Begin

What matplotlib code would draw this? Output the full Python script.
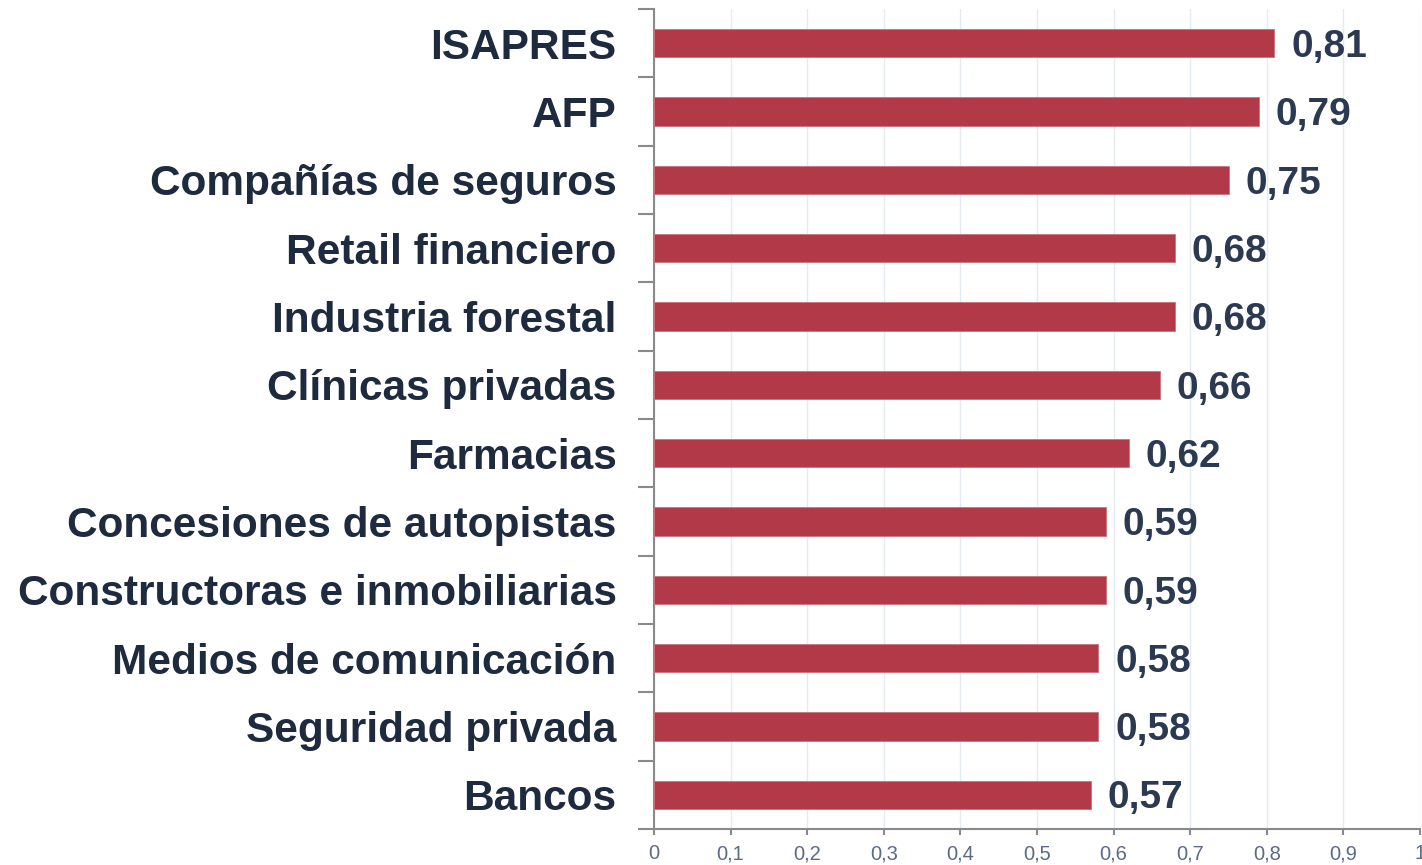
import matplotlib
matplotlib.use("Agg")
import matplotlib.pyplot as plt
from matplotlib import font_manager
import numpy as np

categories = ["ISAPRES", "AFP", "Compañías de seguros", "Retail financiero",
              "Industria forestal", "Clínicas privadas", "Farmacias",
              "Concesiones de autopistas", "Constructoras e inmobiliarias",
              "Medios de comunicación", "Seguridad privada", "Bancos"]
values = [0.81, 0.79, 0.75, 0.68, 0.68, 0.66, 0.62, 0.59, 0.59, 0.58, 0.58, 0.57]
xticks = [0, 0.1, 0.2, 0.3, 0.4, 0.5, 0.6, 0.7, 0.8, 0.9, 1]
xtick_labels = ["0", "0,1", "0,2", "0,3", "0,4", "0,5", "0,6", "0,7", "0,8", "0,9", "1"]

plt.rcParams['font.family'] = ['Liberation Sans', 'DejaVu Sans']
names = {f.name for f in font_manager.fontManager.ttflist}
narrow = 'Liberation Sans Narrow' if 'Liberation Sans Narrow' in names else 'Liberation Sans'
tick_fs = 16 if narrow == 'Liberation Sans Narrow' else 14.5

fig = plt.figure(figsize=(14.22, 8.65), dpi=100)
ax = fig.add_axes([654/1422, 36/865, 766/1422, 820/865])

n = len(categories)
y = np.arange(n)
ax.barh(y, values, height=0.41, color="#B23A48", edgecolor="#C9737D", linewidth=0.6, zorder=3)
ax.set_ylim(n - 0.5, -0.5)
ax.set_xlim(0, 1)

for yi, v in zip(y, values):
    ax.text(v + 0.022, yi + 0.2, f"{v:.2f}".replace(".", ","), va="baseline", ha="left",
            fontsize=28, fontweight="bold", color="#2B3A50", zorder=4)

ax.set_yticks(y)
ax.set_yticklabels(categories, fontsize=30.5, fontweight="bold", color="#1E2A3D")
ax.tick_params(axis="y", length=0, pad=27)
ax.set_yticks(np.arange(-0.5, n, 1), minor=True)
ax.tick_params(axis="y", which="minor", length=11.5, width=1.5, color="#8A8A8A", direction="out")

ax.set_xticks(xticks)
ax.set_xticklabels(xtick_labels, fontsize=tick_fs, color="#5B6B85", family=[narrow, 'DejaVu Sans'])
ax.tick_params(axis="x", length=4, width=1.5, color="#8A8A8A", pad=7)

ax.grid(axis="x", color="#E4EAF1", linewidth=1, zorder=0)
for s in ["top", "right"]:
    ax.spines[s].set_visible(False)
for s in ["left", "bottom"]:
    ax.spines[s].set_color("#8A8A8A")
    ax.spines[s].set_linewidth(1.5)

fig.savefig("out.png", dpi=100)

End

**DIRECTION**: Begin at the first line of the data above and repeat each line exactly, stopping after the line containing "import numpy as np". Omit the pictures.

**EXERCISE RESPONSE**:
What matplotlib code would draw this? Output the full Python script.
import matplotlib
matplotlib.use("Agg")
import matplotlib.pyplot as plt
from matplotlib import font_manager
import numpy as np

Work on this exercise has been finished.